[WRITTEN INSTRUCTION]:
Transcribe the listing that follows in full, omitting pictures.

[INFORMATION SHOWN]:
━━━━━━━━━━━━━━━━━━━━━━━━━━━━━━
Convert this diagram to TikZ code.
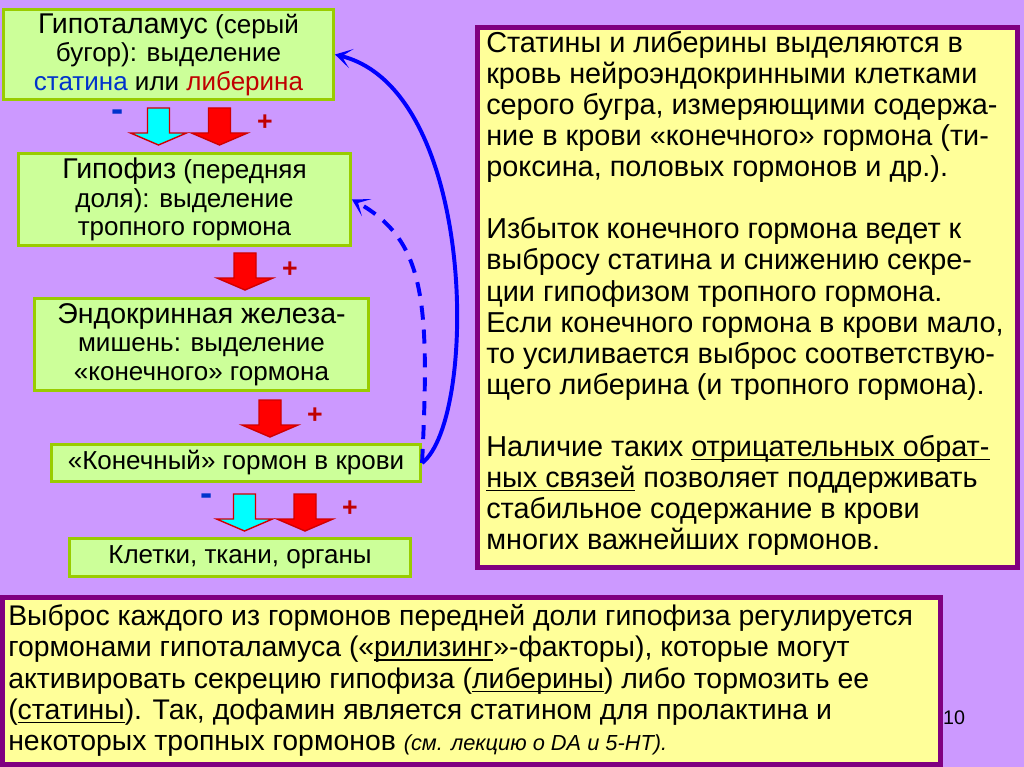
\documentclass[tikz,border=0pt]{standalone}
\usepackage{fontspec}
\setmainfont{Liberation Sans}
\usetikzlibrary{arrows.meta,positioning}
\newcommand{\uln}[1]{\sbox0{#1}\rlap{\rule[-2.8pt]{\wd0}{0.9pt}}\usebox0}
\definecolor{SlideLilac}{HTML}{CC99FF}
\definecolor{StageFill}{HTML}{CCFF99}
\definecolor{StageEdge}{HTML}{99CC00}
\definecolor{NoteFill}{HTML}{FFFF99}
\definecolor{NoteEdge}{HTML}{800080}
\definecolor{LoopBlue}{HTML}{0000FF}
\definecolor{StatinBlue}{HTML}{0033CC}
\definecolor{LiberinRed}{HTML}{C00000}
\definecolor{BlockCyan}{HTML}{00FFFF}
\definecolor{BlockRed}{HTML}{FF0000}
\definecolor{BlockEdge}{HTML}{D00000}

\begin{document}
\begin{tikzpicture}[
  x=0.025cm, y=-0.025cm,
  stage/.style={draw=StageEdge, fill=StageFill, line width=2pt, align=center,
                inner sep=0pt, font=\fontsize{18.5}{20.2}\selectfont},
  notebox/.style={draw=NoteEdge, fill=NoteFill, line width=3.5pt, inner sep=0pt},
  loop/.style={draw=LoopBlue, line width=2.8pt,
               -{Stealth[length=12pt,width=14pt,inset=7pt]}},
  minus/.style={font=\bfseries\fontsize{26}{26}\selectfont, text=StatinBlue},
  plus/.style={font=\bfseries\fontsize{19}{19}\selectfont, text=LiberinRed},
  cyanblock/.style={fill=BlockCyan, draw=BlockEdge, line width=1pt},
  redblock/.style={fill=BlockRed, draw=BlockEdge, line width=1pt},
  blockdown/.pic={\path[pic actions] (-11,0) -- (11,0) -- (11,25) -- (28,25)
                  -- (0,37) -- (-28,25) -- (-11,25) -- cycle;}
]
\useasboundingbox (0,0) rectangle (1024,767);
\fill[SlideLilac] (0,0) rectangle (1024,767);

% chain of glands
\node[stage, minimum width=8.25cm, minimum height=2.25cm] (hypo) at (168.5,54.5)
  {{\fontsize{20.3}{20.2}\selectfont Гипоталамус} (серый\\бугор): выделение\\
   \textcolor{StatinBlue}{статина} или \textcolor{LiberinRed}{либерина}};
\node[stage, minimum width=8.3cm, minimum height=2.28cm] (pit) at (184.5,199.5)
  {{\fontsize{20.3}{20.2}\selectfont Гипофиз} (передняя\\доля): выделение\\тропного гормона};
\node[stage, minimum width=8.35cm, minimum height=2.3cm] (gland) at (201.5,344.5)
  {{\fontsize{20.3}{20.2}\selectfont Эндокринная железа-}\\мишень: выделение\\«конечного» гормона};
\node[stage, minimum width=9.23cm, minimum height=0.93cm] (blood) at (236,463)
  {«Конечный» гормон в крови};
\node[stage, minimum width=8.53cm, minimum height=0.95cm] (cells) at (240,557.5)
  {Клетки, ткани, органы};

% block arrows and signs
\pic[cyanblock] (st1) at (158.5,108) {blockdown};
\pic[redblock] (lb1) at (219.5,108) {blockdown};
\node[minus] (m1) at (118,116) {-};
\node[plus] (p1) at (265,123) {+};
\pic[redblock] (tr2) at (245,253) {blockdown};
\node[plus] (p2) at (290,270) {+};
\pic[redblock] (tr3) at (270,400) {blockdown};
\node[plus] (p3) at (315,416) {+};
\pic[cyanblock] (st4) at (244.5,494) {blockdown};
\pic[redblock] (lb4) at (305,494) {blockdown};
\node[minus] (m4) at (207,500) {-};
\node[plus] (p4) at (350,509) {+};

% feedback loops
\draw[loop] (blood.east) .. controls (478,420) and (478,90) .. (hypo.east);
\draw[loop, dash pattern=on 10pt off 7pt]
  (blood.east) .. controls (430,300) and (425,240) .. (pit.east);

% explanations
\node[notebox, minimum width=13.5cm, minimum height=13.5cm] (note) at (747.5,297.5) {};
\node[anchor=north west, align=left, inner sep=0pt,
      font=\fontsize{20.5}{22.1}\selectfont] (notetext) at (486,31)
  {Статины и либерины выделяются в\\
   кровь нейроэндокринными клетками\\
   серого бугра, измеряющими содержа-\\
   ние в крови «конечного» гормона (ти-\\
   роксина, половых гормонов и др.).\\[22.1pt]
   Избыток конечного гормона ведет к\\
   выбросу статина и снижению секре-\\
   ции гипофизом тропного гормона.\\
   Если конечного гормона в крови мало,\\
   то усиливается выброс соответствую-\\
   щего либерина (и тропного гормона).\\[22.1pt]
   Наличие таких \uln{отрицательных обрат-}\\
   \uln{ных связей} позволяет поддерживать\\
   стабильное содержание в крови\\
   многих важнейших гормонов.};

\node[notebox, minimum width=23.45cm, minimum height=4.18cm] (summary) at (471.5,681) {};
\node[anchor=north west, align=left, inner sep=0pt,
      font=\fontsize{20.2}{22.3}\selectfont] (summarytext) at (8,604)
  {Выброс каждого из гормонов передней доли гипофиза регулируется\\
   гормонами гипоталамуса («\uln{рилизинг}»-факторы), которые могут\\
   активировать секрецию гипофиза (\uln{либерины}) либо тормозить ее\\
   (\uln{статины}). Так, дофамин является статином для пролактина и\\
   некоторых тропных гормонов {\itshape\fontsize{15.5}{22}\selectfont (см. лекцию о DA и 5-HT).}};

\node[font=\fontsize{14}{14}\selectfont] (pagenum) at (954,718) {10};
\end{tikzpicture}
\end{document}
━━━━━━━━━━━━━━━━━━━━━━━━━━━━━━
[PROBLEM SOLUTION]:
Convert this diagram to TikZ code.
\documentclass[tikz,border=0pt]{standalone}
\usepackage{fontspec}
\setmainfont{Liberation Sans}
\usetikzlibrary{arrows.meta,positioning}
\newcommand{\uln}[1]{\sbox0{#1}\rlap{\rule[-2.8pt]{\wd0}{0.9pt}}\usebox0}
\definecolor{SlideLilac}{HTML}{CC99FF}
\definecolor{StageFill}{HTML}{CCFF99}
\definecolor{StageEdge}{HTML}{99CC00}
\definecolor{NoteFill}{HTML}{FFFF99}
\definecolor{NoteEdge}{HTML}{800080}
\definecolor{LoopBlue}{HTML}{0000FF}
\definecolor{StatinBlue}{HTML}{0033CC}
\definecolor{LiberinRed}{HTML}{C00000}
\definecolor{BlockCyan}{HTML}{00FFFF}
\definecolor{BlockRed}{HTML}{FF0000}
\definecolor{BlockEdge}{HTML}{D00000}

\begin{document}
\begin{tikzpicture}[
  x=0.025cm, y=-0.025cm,
  stage/.style={draw=StageEdge, fill=StageFill, line width=2pt, align=center,
                inner sep=0pt, font=\fontsize{18.5}{20.2}\selectfont},
  notebox/.style={draw=NoteEdge, fill=NoteFill, line width=3.5pt, inner sep=0pt},
  loop/.style={draw=LoopBlue, line width=2.8pt,
               -{Stealth[length=12pt,width=14pt,inset=7pt]}},
  minus/.style={font=\bfseries\fontsize{26}{26}\selectfont, text=StatinBlue},
  plus/.style={font=\bfseries\fontsize{19}{19}\selectfont, text=LiberinRed},
  cyanblock/.style={fill=BlockCyan, draw=BlockEdge, line width=1pt},
  redblock/.style={fill=BlockRed, draw=BlockEdge, line width=1pt},
  blockdown/.pic={\path[pic actions] (-11,0) -- (11,0) -- (11,25) -- (28,25)
                  -- (0,37) -- (-28,25) -- (-11,25) -- cycle;}
]
\useasboundingbox (0,0) rectangle (1024,767);
\fill[SlideLilac] (0,0) rectangle (1024,767);

% chain of glands
\node[stage, minimum width=8.25cm, minimum height=2.25cm] (hypo) at (168.5,54.5)
  {{\fontsize{20.3}{20.2}\selectfont Гипоталамус} (серый\\бугор): выделение\\
   \textcolor{StatinBlue}{статина} или \textcolor{LiberinRed}{либерина}};
\node[stage, minimum width=8.3cm, minimum height=2.28cm] (pit) at (184.5,199.5)
  {{\fontsize{20.3}{20.2}\selectfont Гипофиз} (передняя\\доля): выделение\\тропного гормона};
\node[stage, minimum width=8.35cm, minimum height=2.3cm] (gland) at (201.5,344.5)
  {{\fontsize{20.3}{20.2}\selectfont Эндокринная железа-}\\мишень: выделение\\«конечного» гормона};
\node[stage, minimum width=9.23cm, minimum height=0.93cm] (blood) at (236,463)
  {«Конечный» гормон в крови};
\node[stage, minimum width=8.53cm, minimum height=0.95cm] (cells) at (240,557.5)
  {Клетки, ткани, органы};

% block arrows and signs
\pic[cyanblock] (st1) at (158.5,108) {blockdown};
\pic[redblock] (lb1) at (219.5,108) {blockdown};
\node[minus] (m1) at (118,116) {-};
\node[plus] (p1) at (265,123) {+};
\pic[redblock] (tr2) at (245,253) {blockdown};
\node[plus] (p2) at (290,270) {+};
\pic[redblock] (tr3) at (270,400) {blockdown};
\node[plus] (p3) at (315,416) {+};
\pic[cyanblock] (st4) at (244.5,494) {blockdown};
\pic[redblock] (lb4) at (305,494) {blockdown};
\node[minus] (m4) at (207,500) {-};
\node[plus] (p4) at (350,509) {+};

% feedback loops
\draw[loop] (blood.east) .. controls (478,420) and (478,90) .. (hypo.east);
\draw[loop, dash pattern=on 10pt off 7pt]
  (blood.east) .. controls (430,300) and (425,240) .. (pit.east);

% explanations
\node[notebox, minimum width=13.5cm, minimum height=13.5cm] (note) at (747.5,297.5) {};
\node[anchor=north west, align=left, inner sep=0pt,
      font=\fontsize{20.5}{22.1}\selectfont] (notetext) at (486,31)
  {Статины и либерины выделяются в\\
   кровь нейроэндокринными клетками\\
   серого бугра, измеряющими содержа-\\
   ние в крови «конечного» гормона (ти-\\
   роксина, половых гормонов и др.).\\[22.1pt]
   Избыток конечного гормона ведет к\\
   выбросу статина и снижению секре-\\
   ции гипофизом тропного гормона.\\
   Если конечного гормона в крови мало,\\
   то усиливается выброс соответствую-\\
   щего либерина (и тропного гормона).\\[22.1pt]
   Наличие таких \uln{отрицательных обрат-}\\
   \uln{ных связей} позволяет поддерживать\\
   стабильное содержание в крови\\
   многих важнейших гормонов.};

\node[notebox, minimum width=23.45cm, minimum height=4.18cm] (summary) at (471.5,681) {};
\node[anchor=north west, align=left, inner sep=0pt,
      font=\fontsize{20.2}{22.3}\selectfont] (summarytext) at (8,604)
  {Выброс каждого из гормонов передней доли гипофиза регулируется\\
   гормонами гипоталамуса («\uln{рилизинг}»-факторы), которые могут\\
   активировать секрецию гипофиза (\uln{либерины}) либо тормозить ее\\
   (\uln{статины}). Так, дофамин является статином для пролактина и\\
   некоторых тропных гормонов {\itshape\fontsize{15.5}{22}\selectfont (см. лекцию о DA и 5-HT).}};

\node[font=\fontsize{14}{14}\selectfont] (pagenum) at (954,718) {10};
\end{tikzpicture}
\end{document}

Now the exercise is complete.